§ WHAT TO PRODUCE
Find the string "matplotlib" and gather every line that holds it.

§ AVAILABLE DATA
====

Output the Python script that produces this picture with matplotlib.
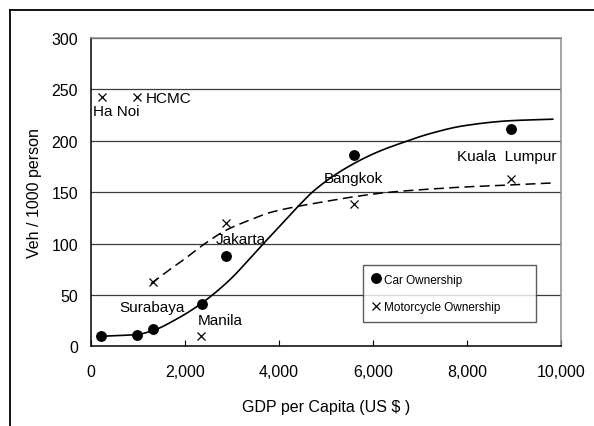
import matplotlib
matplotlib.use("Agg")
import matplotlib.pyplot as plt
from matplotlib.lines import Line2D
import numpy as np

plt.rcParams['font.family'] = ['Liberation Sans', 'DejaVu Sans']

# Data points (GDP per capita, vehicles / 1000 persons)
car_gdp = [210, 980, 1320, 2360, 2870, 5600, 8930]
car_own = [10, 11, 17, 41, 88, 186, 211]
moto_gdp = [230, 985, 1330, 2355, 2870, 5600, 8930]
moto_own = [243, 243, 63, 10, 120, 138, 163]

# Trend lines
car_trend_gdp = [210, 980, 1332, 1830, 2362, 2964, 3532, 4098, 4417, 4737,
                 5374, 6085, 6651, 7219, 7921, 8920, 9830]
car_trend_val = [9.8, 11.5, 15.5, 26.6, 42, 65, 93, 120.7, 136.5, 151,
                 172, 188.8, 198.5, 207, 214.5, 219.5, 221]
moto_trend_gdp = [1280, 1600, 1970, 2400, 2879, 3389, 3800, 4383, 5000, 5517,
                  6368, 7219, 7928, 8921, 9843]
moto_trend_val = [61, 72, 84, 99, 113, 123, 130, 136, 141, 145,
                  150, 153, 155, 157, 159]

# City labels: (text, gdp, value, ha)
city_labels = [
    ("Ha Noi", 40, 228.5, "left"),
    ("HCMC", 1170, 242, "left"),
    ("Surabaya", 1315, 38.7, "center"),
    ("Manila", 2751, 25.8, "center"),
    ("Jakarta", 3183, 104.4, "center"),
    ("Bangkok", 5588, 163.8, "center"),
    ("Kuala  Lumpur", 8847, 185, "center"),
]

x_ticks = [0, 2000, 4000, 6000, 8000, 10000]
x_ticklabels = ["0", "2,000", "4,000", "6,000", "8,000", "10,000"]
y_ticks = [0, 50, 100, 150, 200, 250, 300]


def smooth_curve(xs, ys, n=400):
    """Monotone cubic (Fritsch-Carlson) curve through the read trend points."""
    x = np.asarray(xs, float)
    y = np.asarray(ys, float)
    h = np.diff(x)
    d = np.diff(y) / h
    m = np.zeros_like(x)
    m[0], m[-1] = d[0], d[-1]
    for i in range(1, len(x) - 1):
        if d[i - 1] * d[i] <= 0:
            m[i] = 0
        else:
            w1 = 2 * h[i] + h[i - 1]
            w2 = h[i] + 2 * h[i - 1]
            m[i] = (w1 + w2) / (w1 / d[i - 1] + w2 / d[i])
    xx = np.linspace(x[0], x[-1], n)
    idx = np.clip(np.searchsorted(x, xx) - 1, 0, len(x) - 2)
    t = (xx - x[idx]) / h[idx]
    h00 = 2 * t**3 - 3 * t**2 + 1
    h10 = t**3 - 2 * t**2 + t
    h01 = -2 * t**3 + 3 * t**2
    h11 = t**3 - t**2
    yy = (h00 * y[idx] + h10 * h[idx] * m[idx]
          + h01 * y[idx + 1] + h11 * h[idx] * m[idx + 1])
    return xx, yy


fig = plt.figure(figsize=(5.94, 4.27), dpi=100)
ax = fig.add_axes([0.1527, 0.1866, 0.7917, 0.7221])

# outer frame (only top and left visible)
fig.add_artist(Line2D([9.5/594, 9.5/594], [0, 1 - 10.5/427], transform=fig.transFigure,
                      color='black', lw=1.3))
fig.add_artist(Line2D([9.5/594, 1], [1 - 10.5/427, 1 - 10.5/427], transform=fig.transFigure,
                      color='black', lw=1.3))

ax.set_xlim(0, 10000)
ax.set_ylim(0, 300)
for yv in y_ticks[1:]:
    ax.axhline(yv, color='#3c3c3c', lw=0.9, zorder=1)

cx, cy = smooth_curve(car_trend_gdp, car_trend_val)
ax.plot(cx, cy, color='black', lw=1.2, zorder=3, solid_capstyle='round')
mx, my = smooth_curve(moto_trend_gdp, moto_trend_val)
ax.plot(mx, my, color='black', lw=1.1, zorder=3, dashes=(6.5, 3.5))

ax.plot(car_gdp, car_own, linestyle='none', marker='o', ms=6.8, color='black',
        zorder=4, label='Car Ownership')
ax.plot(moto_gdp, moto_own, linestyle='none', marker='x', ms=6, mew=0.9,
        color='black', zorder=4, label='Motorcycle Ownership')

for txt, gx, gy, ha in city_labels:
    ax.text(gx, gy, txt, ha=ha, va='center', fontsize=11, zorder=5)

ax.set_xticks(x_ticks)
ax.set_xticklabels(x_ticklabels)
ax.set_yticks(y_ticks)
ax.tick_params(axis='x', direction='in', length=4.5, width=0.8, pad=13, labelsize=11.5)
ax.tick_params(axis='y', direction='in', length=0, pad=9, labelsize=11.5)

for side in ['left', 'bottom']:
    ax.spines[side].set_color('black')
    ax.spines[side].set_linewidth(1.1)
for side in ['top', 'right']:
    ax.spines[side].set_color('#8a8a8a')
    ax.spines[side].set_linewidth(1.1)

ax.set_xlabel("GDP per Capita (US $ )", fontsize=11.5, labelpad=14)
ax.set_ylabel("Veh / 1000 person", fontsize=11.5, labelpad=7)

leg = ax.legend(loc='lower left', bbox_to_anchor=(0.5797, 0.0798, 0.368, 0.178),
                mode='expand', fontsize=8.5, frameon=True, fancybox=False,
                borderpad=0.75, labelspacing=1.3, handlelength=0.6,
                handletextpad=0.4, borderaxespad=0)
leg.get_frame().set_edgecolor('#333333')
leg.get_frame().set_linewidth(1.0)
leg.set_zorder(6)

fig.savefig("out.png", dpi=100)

====

§ WRITTEN RESPONSE
Output the Python script that produces this picture with matplotlib.
import matplotlib
matplotlib.use("Agg")
import matplotlib.pyplot as plt
from matplotlib.lines import Line2D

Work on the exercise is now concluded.